Collect the lines of the entries where "code" shows up.

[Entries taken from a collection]
○ ○ ○ ○ ○
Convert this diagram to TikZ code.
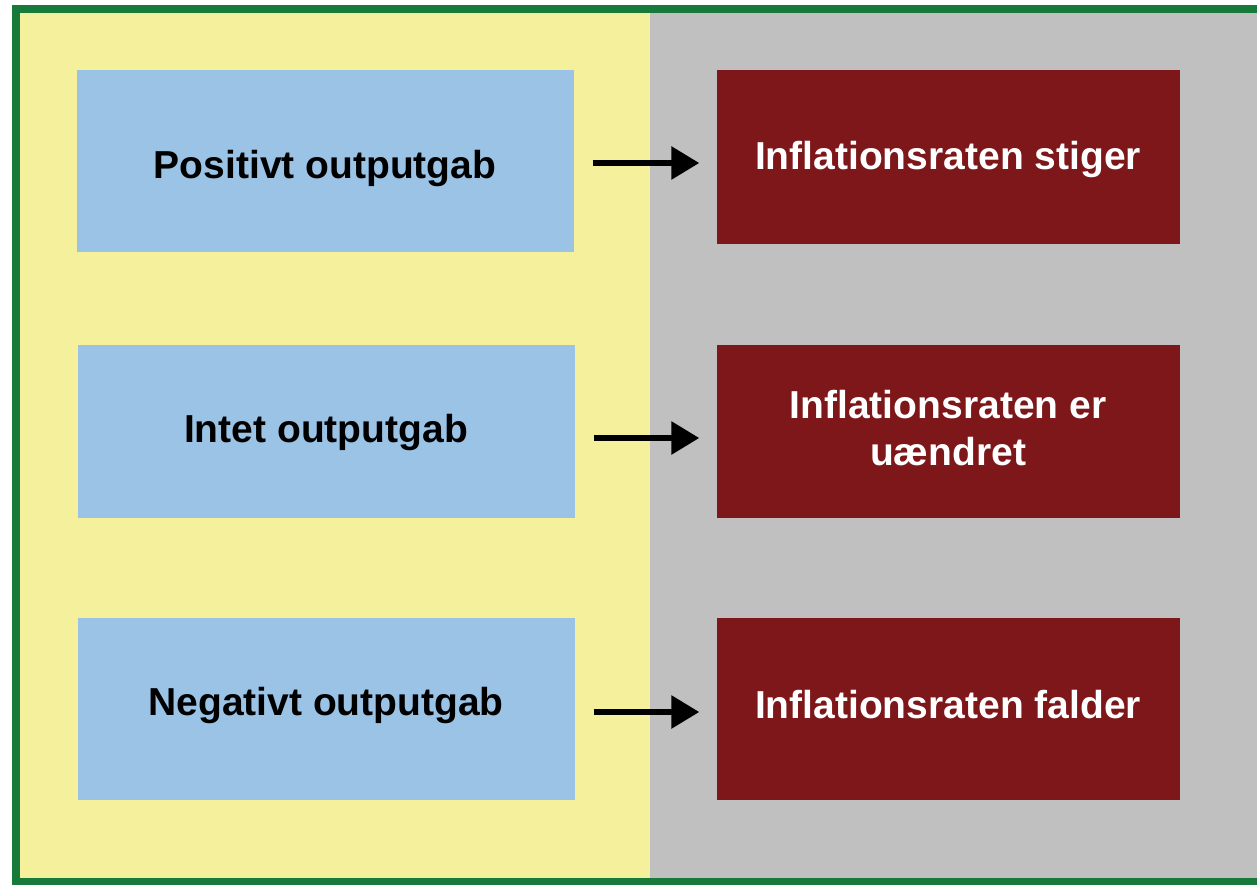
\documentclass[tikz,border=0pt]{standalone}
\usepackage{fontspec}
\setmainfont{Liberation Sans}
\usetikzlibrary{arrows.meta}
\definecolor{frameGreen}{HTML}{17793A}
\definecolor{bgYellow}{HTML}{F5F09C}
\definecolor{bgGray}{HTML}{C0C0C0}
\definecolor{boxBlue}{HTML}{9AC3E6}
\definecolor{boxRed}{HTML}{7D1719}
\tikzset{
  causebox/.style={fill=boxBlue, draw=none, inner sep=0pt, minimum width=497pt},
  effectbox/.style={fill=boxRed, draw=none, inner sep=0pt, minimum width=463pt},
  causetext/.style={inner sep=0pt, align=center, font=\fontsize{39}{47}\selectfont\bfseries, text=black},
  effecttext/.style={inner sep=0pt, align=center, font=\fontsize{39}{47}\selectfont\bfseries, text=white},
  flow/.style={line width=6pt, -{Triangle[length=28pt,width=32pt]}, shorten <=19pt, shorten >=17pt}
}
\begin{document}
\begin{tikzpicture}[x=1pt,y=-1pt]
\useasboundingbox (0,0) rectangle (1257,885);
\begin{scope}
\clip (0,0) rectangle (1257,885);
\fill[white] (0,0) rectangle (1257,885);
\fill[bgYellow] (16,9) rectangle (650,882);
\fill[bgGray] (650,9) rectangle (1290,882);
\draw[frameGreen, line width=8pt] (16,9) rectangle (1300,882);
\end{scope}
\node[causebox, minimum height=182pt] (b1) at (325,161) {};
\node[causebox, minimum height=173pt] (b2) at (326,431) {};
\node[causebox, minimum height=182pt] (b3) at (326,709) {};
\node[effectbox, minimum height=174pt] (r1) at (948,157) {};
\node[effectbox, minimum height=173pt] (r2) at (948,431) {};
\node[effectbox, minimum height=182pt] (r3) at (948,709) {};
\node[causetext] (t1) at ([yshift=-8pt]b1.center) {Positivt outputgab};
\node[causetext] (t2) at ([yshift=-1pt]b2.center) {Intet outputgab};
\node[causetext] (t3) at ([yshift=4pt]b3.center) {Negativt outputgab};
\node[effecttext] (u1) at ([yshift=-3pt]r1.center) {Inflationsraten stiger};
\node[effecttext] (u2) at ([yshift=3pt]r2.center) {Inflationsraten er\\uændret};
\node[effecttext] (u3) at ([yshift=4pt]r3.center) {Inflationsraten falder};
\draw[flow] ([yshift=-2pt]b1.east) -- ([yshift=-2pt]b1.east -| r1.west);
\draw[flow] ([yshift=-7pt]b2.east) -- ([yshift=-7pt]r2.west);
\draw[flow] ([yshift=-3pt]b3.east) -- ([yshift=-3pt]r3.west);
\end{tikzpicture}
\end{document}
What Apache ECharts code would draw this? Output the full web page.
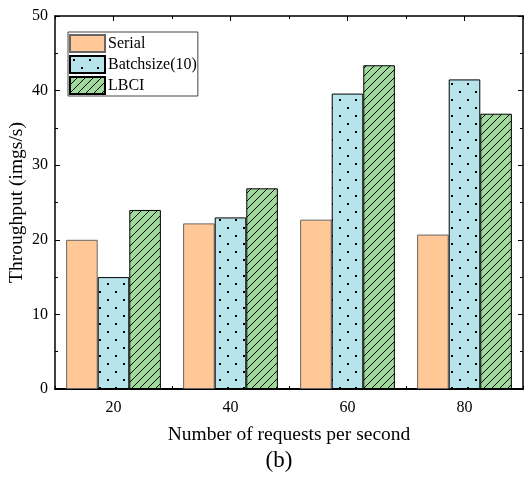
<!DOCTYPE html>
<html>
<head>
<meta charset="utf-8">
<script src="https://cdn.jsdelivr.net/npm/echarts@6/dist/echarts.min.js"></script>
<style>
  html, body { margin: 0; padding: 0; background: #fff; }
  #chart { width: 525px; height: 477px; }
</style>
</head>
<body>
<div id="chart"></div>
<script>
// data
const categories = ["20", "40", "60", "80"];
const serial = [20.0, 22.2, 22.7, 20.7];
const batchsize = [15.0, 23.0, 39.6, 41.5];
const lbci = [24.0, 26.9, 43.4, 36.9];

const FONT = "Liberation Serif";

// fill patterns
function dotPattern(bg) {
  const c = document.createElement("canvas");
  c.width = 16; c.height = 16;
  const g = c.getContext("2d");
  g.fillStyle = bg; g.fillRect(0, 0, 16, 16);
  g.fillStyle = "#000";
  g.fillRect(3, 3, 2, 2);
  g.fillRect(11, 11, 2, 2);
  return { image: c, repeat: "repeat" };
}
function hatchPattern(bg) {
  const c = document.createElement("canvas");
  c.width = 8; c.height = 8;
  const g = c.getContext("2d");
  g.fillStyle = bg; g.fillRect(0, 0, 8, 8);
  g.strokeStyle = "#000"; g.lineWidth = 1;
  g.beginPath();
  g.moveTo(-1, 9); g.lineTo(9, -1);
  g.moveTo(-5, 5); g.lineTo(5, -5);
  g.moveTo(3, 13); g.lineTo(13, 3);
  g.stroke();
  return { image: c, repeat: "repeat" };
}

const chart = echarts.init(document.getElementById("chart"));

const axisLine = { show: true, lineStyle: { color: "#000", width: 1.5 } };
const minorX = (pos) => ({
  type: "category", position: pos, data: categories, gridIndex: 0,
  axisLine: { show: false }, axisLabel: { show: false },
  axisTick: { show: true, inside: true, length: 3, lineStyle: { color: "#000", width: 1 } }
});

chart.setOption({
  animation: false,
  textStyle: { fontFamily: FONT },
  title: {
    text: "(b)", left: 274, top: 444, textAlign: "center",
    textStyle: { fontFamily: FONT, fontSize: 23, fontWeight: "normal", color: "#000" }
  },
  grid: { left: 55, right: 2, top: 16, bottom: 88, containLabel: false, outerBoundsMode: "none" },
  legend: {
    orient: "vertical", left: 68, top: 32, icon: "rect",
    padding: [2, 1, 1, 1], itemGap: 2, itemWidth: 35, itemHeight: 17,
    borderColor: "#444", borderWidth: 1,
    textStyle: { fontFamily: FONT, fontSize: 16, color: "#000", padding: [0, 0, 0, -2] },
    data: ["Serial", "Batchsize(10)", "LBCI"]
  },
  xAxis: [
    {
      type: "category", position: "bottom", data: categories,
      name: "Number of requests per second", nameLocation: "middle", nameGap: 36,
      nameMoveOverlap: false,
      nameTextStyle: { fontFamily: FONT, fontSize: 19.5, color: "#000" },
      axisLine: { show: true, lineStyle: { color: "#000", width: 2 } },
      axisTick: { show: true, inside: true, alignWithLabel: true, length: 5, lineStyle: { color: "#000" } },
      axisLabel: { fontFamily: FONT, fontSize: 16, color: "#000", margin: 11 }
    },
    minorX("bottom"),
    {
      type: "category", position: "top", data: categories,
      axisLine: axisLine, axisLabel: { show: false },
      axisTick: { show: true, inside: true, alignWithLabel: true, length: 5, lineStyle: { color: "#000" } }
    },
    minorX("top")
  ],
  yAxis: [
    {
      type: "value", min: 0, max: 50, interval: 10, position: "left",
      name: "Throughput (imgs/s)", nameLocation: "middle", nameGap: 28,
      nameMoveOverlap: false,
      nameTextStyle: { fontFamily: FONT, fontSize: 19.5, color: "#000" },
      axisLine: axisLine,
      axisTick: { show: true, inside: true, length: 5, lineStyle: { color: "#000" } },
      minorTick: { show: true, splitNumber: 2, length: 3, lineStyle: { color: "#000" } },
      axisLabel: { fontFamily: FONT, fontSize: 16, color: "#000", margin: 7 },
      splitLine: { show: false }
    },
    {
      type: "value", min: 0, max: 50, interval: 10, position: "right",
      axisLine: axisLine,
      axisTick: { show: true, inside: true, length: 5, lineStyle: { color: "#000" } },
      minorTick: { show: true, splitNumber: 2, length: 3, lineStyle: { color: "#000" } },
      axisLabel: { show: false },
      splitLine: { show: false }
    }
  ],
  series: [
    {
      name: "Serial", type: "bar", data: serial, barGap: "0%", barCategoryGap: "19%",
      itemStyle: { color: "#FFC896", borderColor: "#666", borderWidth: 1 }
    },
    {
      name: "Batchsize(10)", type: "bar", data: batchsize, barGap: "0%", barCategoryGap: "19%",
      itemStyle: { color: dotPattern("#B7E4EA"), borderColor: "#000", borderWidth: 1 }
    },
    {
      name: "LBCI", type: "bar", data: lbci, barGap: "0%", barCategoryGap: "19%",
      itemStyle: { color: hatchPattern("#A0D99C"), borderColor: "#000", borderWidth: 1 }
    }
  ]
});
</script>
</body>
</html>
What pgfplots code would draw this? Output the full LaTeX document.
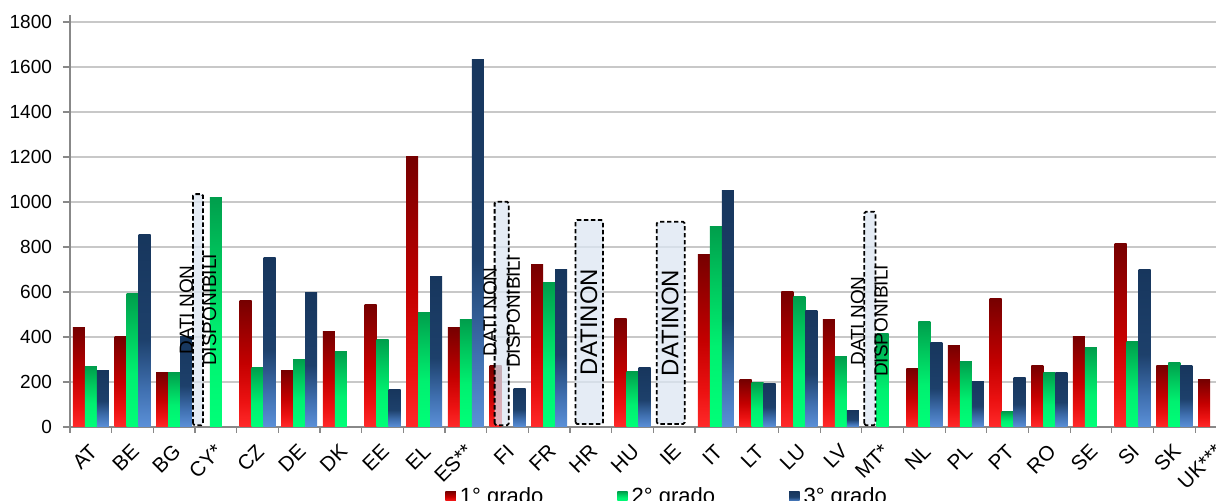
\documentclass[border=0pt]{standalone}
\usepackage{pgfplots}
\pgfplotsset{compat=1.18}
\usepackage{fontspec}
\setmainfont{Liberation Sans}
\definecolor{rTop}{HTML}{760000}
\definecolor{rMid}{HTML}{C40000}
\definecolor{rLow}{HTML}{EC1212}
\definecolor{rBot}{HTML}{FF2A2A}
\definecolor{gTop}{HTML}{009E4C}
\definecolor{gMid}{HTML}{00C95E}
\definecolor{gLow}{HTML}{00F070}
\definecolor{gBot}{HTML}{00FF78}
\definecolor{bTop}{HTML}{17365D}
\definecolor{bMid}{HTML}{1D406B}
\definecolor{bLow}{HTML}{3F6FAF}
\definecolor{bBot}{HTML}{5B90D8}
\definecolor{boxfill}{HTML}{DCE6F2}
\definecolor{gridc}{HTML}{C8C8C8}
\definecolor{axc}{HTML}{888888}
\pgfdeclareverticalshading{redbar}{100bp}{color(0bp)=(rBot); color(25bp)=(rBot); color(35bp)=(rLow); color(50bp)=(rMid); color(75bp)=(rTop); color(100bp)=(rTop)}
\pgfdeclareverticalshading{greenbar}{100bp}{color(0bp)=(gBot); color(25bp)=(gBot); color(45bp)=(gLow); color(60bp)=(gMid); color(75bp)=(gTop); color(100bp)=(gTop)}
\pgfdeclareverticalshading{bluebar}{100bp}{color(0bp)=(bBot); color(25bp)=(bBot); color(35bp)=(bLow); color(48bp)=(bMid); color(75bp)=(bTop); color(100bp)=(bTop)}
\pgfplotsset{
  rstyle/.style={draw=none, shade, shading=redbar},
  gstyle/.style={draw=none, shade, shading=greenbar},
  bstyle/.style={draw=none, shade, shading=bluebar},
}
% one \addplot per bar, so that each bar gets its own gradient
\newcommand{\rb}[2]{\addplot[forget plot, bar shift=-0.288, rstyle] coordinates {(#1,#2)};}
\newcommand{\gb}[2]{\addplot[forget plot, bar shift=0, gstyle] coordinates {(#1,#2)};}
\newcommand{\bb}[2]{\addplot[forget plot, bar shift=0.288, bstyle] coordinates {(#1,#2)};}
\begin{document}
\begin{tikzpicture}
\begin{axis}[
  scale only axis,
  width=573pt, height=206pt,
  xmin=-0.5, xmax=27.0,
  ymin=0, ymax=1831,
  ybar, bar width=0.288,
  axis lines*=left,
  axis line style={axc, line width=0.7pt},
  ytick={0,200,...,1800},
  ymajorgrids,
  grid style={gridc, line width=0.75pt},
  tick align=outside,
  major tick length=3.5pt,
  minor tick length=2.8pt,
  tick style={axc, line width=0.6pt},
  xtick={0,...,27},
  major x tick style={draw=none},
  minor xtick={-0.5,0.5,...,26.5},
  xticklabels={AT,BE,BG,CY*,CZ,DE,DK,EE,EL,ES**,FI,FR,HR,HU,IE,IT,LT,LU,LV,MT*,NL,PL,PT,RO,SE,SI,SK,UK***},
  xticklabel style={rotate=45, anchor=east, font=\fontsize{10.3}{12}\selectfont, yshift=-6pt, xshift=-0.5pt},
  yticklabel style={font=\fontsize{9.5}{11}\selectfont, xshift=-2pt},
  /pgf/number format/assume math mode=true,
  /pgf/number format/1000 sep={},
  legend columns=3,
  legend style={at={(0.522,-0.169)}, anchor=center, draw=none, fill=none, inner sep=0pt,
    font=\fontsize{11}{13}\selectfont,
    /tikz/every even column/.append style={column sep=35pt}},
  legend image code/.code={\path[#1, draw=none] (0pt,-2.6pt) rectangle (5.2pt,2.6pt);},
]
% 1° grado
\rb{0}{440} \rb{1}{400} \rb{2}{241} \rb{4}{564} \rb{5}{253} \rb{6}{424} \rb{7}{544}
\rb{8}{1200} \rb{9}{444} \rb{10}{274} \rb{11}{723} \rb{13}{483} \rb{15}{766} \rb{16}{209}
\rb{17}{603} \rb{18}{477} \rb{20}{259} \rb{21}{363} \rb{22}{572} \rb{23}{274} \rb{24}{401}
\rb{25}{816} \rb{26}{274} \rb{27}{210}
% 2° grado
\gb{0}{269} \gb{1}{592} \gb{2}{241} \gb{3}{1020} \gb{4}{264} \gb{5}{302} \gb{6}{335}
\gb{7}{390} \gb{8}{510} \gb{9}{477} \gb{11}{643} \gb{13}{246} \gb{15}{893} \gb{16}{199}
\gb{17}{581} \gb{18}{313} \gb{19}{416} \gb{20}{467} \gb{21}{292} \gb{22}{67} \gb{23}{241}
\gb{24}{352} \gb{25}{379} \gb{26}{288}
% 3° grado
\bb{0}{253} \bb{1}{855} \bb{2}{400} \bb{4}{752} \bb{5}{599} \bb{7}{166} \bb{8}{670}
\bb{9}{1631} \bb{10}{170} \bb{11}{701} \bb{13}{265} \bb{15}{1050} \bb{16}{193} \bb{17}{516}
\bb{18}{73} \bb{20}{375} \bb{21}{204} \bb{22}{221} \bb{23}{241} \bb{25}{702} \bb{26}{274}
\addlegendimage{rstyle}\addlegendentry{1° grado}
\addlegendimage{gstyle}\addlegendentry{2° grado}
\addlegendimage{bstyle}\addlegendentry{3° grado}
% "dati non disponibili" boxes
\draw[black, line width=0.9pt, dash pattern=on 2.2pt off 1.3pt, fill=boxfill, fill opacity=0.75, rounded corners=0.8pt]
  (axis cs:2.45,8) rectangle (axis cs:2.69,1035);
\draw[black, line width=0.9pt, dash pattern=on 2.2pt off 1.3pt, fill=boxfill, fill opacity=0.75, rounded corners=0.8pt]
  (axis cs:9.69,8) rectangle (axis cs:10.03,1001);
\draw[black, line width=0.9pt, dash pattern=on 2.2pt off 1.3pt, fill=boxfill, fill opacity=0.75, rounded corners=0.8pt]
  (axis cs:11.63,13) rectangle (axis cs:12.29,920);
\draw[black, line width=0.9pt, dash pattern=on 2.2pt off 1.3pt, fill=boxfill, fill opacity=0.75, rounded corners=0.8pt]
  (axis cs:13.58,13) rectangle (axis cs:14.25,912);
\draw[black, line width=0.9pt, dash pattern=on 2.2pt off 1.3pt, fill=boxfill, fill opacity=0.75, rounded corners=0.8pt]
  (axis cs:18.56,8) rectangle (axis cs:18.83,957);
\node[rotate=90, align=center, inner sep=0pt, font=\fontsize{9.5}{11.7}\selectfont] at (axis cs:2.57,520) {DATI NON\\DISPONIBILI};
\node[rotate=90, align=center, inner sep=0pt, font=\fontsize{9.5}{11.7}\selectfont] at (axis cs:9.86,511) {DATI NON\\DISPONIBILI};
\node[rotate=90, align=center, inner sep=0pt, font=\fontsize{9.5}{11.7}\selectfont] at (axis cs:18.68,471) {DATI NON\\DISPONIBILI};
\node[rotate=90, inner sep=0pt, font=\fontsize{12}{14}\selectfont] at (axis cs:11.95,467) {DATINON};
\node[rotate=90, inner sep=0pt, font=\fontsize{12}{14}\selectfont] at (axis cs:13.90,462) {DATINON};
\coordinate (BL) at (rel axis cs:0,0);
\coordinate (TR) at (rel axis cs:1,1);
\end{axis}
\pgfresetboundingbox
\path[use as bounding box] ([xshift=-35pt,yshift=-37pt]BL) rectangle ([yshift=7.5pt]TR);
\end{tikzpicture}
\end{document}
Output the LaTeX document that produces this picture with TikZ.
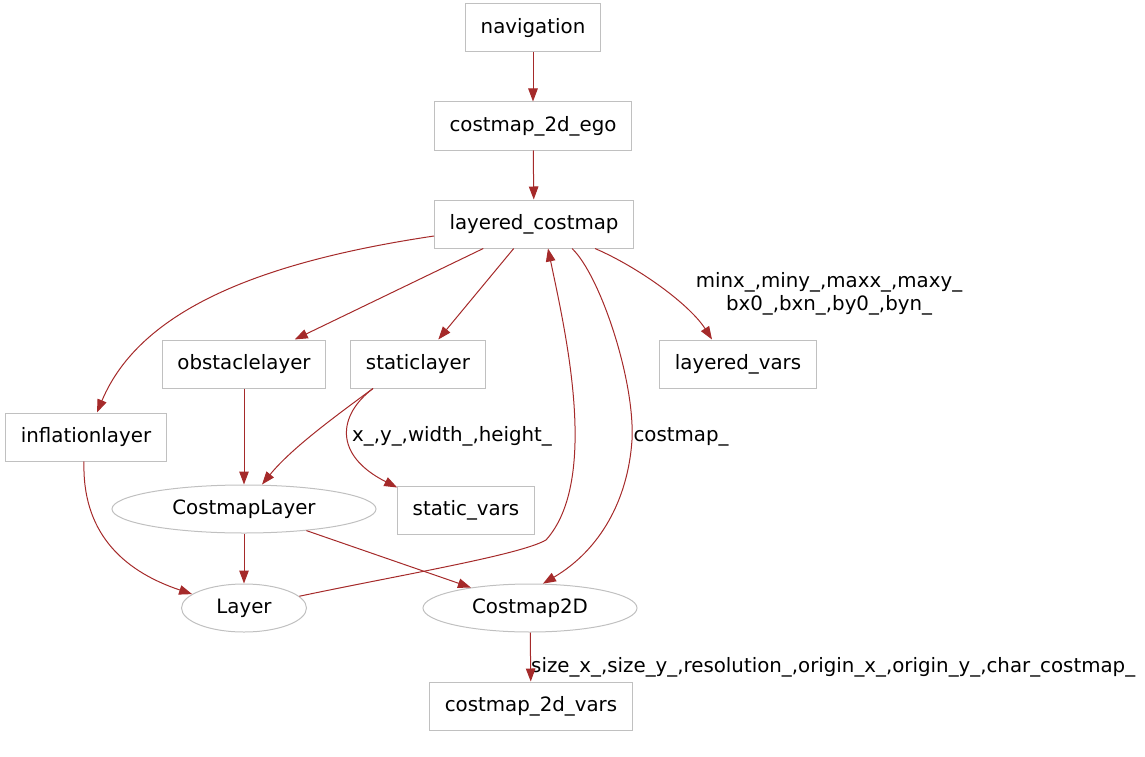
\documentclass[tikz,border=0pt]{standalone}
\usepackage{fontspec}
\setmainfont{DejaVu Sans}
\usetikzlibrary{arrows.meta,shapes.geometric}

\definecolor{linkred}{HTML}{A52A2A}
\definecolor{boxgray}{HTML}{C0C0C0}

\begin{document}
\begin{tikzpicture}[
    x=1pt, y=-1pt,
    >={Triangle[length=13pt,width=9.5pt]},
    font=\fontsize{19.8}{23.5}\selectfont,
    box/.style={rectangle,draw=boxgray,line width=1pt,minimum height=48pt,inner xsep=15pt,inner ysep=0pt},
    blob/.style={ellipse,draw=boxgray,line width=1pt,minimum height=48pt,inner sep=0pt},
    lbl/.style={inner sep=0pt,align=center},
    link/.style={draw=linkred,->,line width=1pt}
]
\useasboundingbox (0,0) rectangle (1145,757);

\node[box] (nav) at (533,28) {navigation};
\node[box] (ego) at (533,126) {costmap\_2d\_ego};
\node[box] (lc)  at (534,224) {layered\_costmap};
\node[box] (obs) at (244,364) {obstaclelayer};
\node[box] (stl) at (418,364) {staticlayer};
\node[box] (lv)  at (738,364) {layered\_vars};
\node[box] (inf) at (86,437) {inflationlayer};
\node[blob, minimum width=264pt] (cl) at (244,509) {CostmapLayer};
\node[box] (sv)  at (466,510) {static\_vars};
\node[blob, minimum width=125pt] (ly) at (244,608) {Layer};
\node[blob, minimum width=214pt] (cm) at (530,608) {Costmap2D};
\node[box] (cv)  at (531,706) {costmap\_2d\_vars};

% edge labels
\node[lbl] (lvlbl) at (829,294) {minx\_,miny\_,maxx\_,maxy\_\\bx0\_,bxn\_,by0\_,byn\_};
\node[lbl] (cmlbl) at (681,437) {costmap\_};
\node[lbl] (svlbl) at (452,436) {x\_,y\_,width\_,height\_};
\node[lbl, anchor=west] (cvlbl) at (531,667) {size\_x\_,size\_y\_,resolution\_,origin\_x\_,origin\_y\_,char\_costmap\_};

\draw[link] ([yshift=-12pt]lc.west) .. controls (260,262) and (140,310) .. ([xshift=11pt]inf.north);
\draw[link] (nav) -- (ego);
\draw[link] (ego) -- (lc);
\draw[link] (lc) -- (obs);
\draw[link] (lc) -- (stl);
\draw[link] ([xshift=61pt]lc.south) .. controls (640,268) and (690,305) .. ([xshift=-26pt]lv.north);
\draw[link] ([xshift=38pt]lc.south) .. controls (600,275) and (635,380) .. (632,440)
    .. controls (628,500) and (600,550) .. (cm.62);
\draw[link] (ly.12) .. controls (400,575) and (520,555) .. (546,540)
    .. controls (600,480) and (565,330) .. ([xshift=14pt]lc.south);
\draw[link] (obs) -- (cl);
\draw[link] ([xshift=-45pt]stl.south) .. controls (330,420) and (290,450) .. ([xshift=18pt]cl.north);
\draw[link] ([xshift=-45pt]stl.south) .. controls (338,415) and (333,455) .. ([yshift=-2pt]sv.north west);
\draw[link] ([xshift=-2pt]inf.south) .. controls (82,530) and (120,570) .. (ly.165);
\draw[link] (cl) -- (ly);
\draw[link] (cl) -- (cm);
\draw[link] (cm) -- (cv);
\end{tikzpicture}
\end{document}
○ ○ ○ ○ ○
• _The completed task_:
Convert this diagram to TikZ code.
What Apache ECharts code would draw this? Output the full web page.
What pgfplots code would draw this? Output the full LaTeX document.
  legend image code/.code={\path[#1, draw=none] (0pt,-2.6pt) rectangle (5.2pt,2.6pt);},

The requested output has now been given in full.